Comment adapter le désherbage des céréales au contexte de cet automne ?
De nombreuses questions se posent toujours sur la mise en œuvre du désherbage dans le contexte si atypique de cet automne. Comment concilier efficacité, sélectivité vis-à-vis de la culture et respect de la réglementation
Sur les parcelles semées dès le mois d’octobre, certaines ont pu être désherbées en prélevée ou en postlevée précoce.
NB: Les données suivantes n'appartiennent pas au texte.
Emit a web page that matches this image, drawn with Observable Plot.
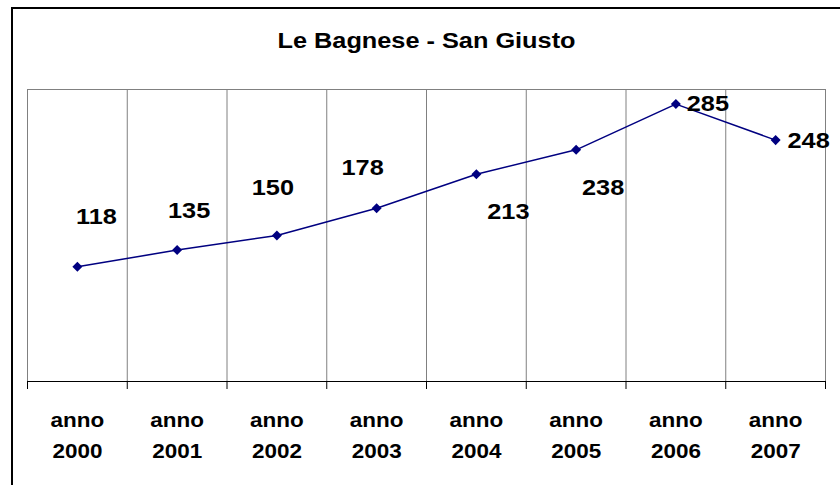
<!DOCTYPE html>
<html><head><meta charset="utf-8">
<script src="https://cdn.jsdelivr.net/npm/d3@7"></script>
<script src="https://cdn.jsdelivr.net/npm/@observablehq/plot@0.6"></script>
<style>
html,body{margin:0;padding:0;background:#fff;overflow:hidden;width:840px;height:485px}
#chart{position:relative;width:840px;height:485px}
#chart svg{position:absolute;left:0;top:0}
#frame{position:absolute;left:11px;top:7px;width:900px;height:600px;border:2px solid #000;box-sizing:border-box;pointer-events:none}
</style></head>
<body><div id="chart"><div id="frame"></div></div>
<script>
const title = "Le Bagnese - San Giusto";
const years = [2000, 2001, 2002, 2003, 2004, 2005, 2006, 2007];
const tickLabels = ["anno\n2000", "anno\n2001", "anno\n2002", "anno\n2003", "anno\n2004", "anno\n2005", "anno\n2006", "anno\n2007"];
const values = [118, 135, 150, 178, 213, 238, 285, 248];
const yDomain = [0, 300];

// label offsets (pixels) – styling, Excel-like label placement
const labelOffsets = [[19,-50],[12,-39],[-4,-48],[-14,-40],[32,38],[27,38],[32,0],[33,1]];

const data = years.map((y, i) => ({year: y, value: values[i], label: tickLabels[i]}));
const bounds = [years[0] - 0.5, ...years.map(y => y + 0.5)];
const font = "'Liberation Sans', Arial, sans-serif";

const svg = Plot.plot({
  width: 840, height: 485,
  marginTop: 89, marginBottom: 104, marginLeft: 27, marginRight: 15,
  x: {domain: [bounds[0], bounds[bounds.length - 1]], axis: null},
  y: {domain: yDomain, axis: null},
  style: {fontFamily: font, background: "transparent", overflow: "visible"},
  marks: [
    Plot.ruleX(bounds, {x: d => d, y1: yDomain[0], y2: yDomain[1], stroke: "#808080", strokeWidth: 1}),
    Plot.ruleY([yDomain[1]], {stroke: "#808080", strokeWidth: 1}),
    Plot.axisX({ticks: bounds, tickSize: 8, tickFormat: () => "", stroke: "#000", strokeOpacity: 1, label: null}),
    Plot.ruleY([yDomain[0]], {stroke: "#000", strokeWidth: 1}),
    Plot.line(data, {x: "year", y: "value", stroke: "#000080", strokeWidth: 1.5}),
    Plot.dot(data, {x: "year", y: "value", symbol: "square", rotate: 45, r: 4, fill: "#000080", stroke: "none"}),
    ...data.map((d, i) => Plot.text([d], {
      x: "year", y: "value", text: d => String(d.value),
      dx: labelOffsets[i][0], dy: labelOffsets[i][1],
      fontSize: 22, fontWeight: "bold", fill: "#000"
    })),
    Plot.text(data, {x: "year", text: "label", frameAnchor: "bottom", lineAnchor: "top", dy: 23,
      lineHeight: 1.5, fontSize: 21, fontWeight: "bold", fill: "#000"}),
    Plot.text([title], {text: d => d, frameAnchor: "top", lineAnchor: "middle", dy: -48.5, fontSize: 22, fontWeight: "bold", fill: "#000"})
  ]
});
document.getElementById("chart").appendChild(svg);

const valueStrings = values.map(String);
function stretchEl(t, k) {
  const w = t.getComputedTextLength();
  if (w > 0) {
    t.setAttribute("textLength", (w * k).toFixed(2));
    t.setAttribute("lengthAdjust", "spacingAndGlyphs");
  }
}
svg.querySelectorAll("text").forEach(t => {
  const tspans = t.querySelectorAll("tspan");
  if (tspans.length) {
    tspans.forEach(ts => stretchEl(ts, 1.07));
  } else if (t.textContent === title) {
    stretchEl(t, 1.15);
  } else if (valueStrings.includes(t.textContent)) {
    stretchEl(t, 1.15);
  }
});
</script>
</body></html>
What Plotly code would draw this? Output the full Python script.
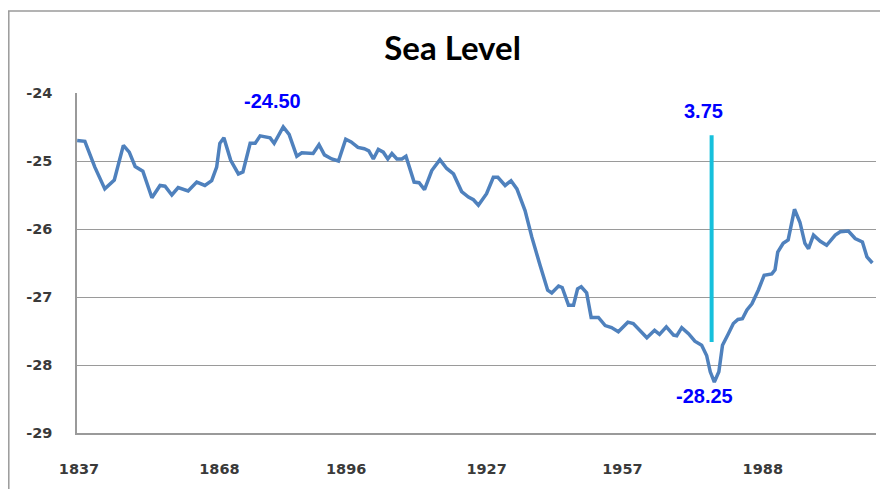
import plotly.graph_objects as go

years = [1836.6, 1838.3, 1840.5, 1842.7, 1844.8, 1846.8, 1848.1, 1849.4, 1851.1, 1853.1,
         1854.9, 1856.0, 1857.5, 1858.9, 1861.1, 1863.0, 1864.8, 1866.3, 1867.4, 1868.1,
         1869.0, 1870.5, 1872.2, 1873.2, 1874.8, 1875.9, 1877.0, 1878.1, 1879.2, 1880.1,
         1882.1, 1883.4, 1885.1, 1886.2, 1887.6, 1888.7, 1890.0, 1891.2, 1892.8, 1894.3,
         1895.9, 1897.1, 1898.6, 1900.0, 1901.0, 1902.0, 1903.1, 1904.2, 1905.2, 1906.1,
         1907.2, 1908.3, 1909.2, 1911.0, 1912.1, 1913.3, 1914.9, 1916.7, 1918.2, 1919.7,
         1921.5, 1923.0, 1924.1, 1925.2, 1927.0, 1928.5, 1929.5, 1931.1, 1932.4, 1933.7,
         1935.5, 1937.0, 1938.8, 1940.5, 1941.4, 1942.9, 1943.7, 1945.1, 1946.2, 1947.1,
         1947.9, 1949.1, 1950.1, 1951.7, 1953.2, 1954.6, 1956.1, 1958.2, 1959.4, 1960.9,
         1962.4, 1964.1, 1965.2, 1966.7, 1968.3, 1969.0, 1970.1, 1971.6, 1973.0, 1974.5,
         1975.6, 1976.4, 1977.3, 1978.3, 1979.1, 1980.4, 1981.5, 1982.5, 1983.5, 1984.5,
         1985.6, 1987.0, 1988.3, 1990.0, 1990.7, 1991.3, 1992.5, 1993.6, 1995.0, 1996.2,
         1997.3, 1998.1, 1999.2, 2000.7, 2002.1, 2004.0, 2005.1, 2006.9, 2008.4, 2010.0,
         2011.0, 2012.2]

sea_level = [-24.70, -24.71, -25.09, -25.41, -25.28, -24.77, -24.87, -25.08, -25.15, -25.54,
             -25.36, -25.37, -25.50, -25.39, -25.44, -25.31, -25.36, -25.29, -25.09, -24.74,
             -24.66, -24.99, -25.19, -25.16, -24.74, -24.74, -24.63, -24.64, -24.66, -24.74,
             -24.50, -24.61, -24.93, -24.88, -24.88, -24.89, -24.76, -24.91, -24.97, -25.00,
             -24.68, -24.72, -24.80, -24.82, -24.85, -24.97, -24.83, -24.87, -24.97, -24.89,
             -24.97, -24.97, -24.93, -25.31, -25.32, -25.42, -25.14, -24.98, -25.11, -25.19,
             -25.45, -25.53, -25.57, -25.65, -25.48, -25.24, -25.24, -25.36, -25.29, -25.41,
             -25.73, -26.12, -26.53, -26.90, -26.94, -26.84, -26.86, -27.12, -27.12, -26.88,
             -26.85, -26.94, -27.30, -27.30, -27.42, -27.45, -27.51, -27.37, -27.39, -27.49,
             -27.60, -27.49, -27.55, -27.44, -27.56, -27.57, -27.45, -27.54, -27.65, -27.71,
             -27.86, -28.10, -28.25, -28.10, -27.71, -27.54, -27.39, -27.33, -27.32, -27.19,
             -27.10, -26.90, -26.68, -26.66, -26.60, -26.34, -26.21, -26.16, -25.71, -25.90,
             -26.21, -26.29, -26.09, -26.18, -26.24, -26.09, -26.04, -26.03, -26.14, -26.19,
             -26.41, -26.50]

tick_years = [1837, 1868, 1896, 1927, 1957, 1988]
tick_labels = ["1837", "1868", "1896", "1927", "1957", "1988"]
y_ticks = [-29, -28, -27, -26, -25, -24]
y_tick_labels = ["-29", "-28", "-27", "-26", "-25", "-24"]

range_bar_x = [1976.7, 1976.7]
range_bar_y = [-24.62, -27.66]

max_pos = (1879.8, -24.12)
range_pos = (1975.0, -24.27)
min_pos = (1975.2, -28.45)

max_val = max(sea_level)
min_val = min(sea_level)

fig = go.Figure()
fig.add_trace(go.Scatter(x=years, y=sea_level, mode="lines",
                         line=dict(color="#4F81BD", width=3.5), showlegend=False,
                         hoverinfo="x+y"))
fig.add_trace(go.Scatter(x=range_bar_x, y=range_bar_y, mode="lines",
                         line=dict(color="#17C0DC", width=4), showlegend=False))

ann_font = dict(family="Liberation Sans, Arial, sans-serif", size=20, color="#0000FF", weight="bold")
for (ax, ay), txt in [(max_pos, f"{max_val:.2f}"),
                      (range_pos, f"{max_val - min_val:.2f}"),
                      (min_pos, f"{min_val:.2f}")]:
    fig.add_annotation(x=ax, y=ay, text=txt, showarrow=False, font=ann_font,
                       xanchor="center", yanchor="middle")

tick_font = dict(family="DejaVu Sans, Verdana, sans-serif", size=14.5, color="#3a3a3a", weight="bold")

W, H = 880, 481
L, T, B, R = 69, 85, 56, 12
PW, PH = W - L - R, H - T - B

fig.update_layout(
    width=W, height=H,
    margin=dict(l=L, r=R, t=T, b=B),
    paper_bgcolor="white", plot_bgcolor="white",
    title=dict(text="Sea Level", x=0.47, xref="paper", xanchor="center",
               y=1 - 40 / H, yref="container", yanchor="middle",
               font=dict(family="Lato, Calibri, sans-serif", size=33, color="#000000", weight="bold")),
    xaxis=dict(range=[1836.56, 2013.0], tickmode="array", tickvals=tick_years, ticktext=tick_labels,
               showgrid=False, zeroline=False, showline=True, linecolor="#9a9a9a", linewidth=1.5,
               ticks="outside", ticklen=22, tickcolor="rgba(0,0,0,0)", tickfont=tick_font),
    yaxis=dict(range=[-29, -24], tickmode="array", tickvals=y_ticks, ticktext=y_tick_labels,
               showgrid=True, gridcolor="#9a9a9a", gridwidth=1.3, zeroline=False,
               showline=True, linecolor="#9a9a9a", linewidth=1.5,
               ticks="outside", ticklen=20, tickcolor="rgba(0,0,0,0)", tickfont=tick_font),
    shapes=[
        dict(type="line", xref="paper", yref="paper", x0=(0 - L) / PW, x1=(W - L) / PW + 0.01,
             y0=1 + (T - 3) / PH, y1=1 + (T - 3) / PH, line=dict(color="#9a9a9a", width=1.5)),
        dict(type="line", xref="paper", yref="paper", x0=(0.8 - L) / PW, x1=(0.8 - L) / PW,
             y0=1 + (T - 3) / PH, y1=-B / PH - 0.01, line=dict(color="#9a9a9a", width=1.5)),
    ],
)

fig.write_html("out.html")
Dans ces situations, la maîtrise des adventices est plutôt satisfaisante cette année : malgré les fortes pluies qui ont suivi, le désherbage a bien fonctionné dans la majorité des cas.
Les désherbages réalisés plus tardivement à la fin novembre sur des céréales autour de 3 feuilles, sont un peu plus lents d’action, le bilan d’efficacité est encore prématuré.
Comment gérer les parcelles semées en octobre et déjà très infestées de graminées développées ?
De nombreuses parcelles semées en octobre n’ont pas pu être désherbées, faute de créneau favorable. D’autres, désherbées tôt, auraient nécessité un rattrapage d’automne en raison de leur forte infestation en graminées. Dans ces situations très délicates, pour ne pas dire ingérables, avec une forte infestation de graminées d’automne déjà très développées (tallage), il convient de bien s’interroger sur la conduite à tenir.
En effet, au-delà du stade tallage des graminées, leur maîtrise est compromise car l’efficacité des herbicides, quels qu’ils soient, sera médiocre. Ainsi, si l’on tente un rattrapage « pompier » avec des antigraminées foliaires seuls ou combinés en mélange, on s’expose à deux risques :
- ne pas obtenir l’efficacité suffisante malgré des coûts de désherbage élevés,
- limiter les possibilités de ré-implantation d’une culture de remplacement au printemps s’il est décidé de ne pas conserver la parcelle.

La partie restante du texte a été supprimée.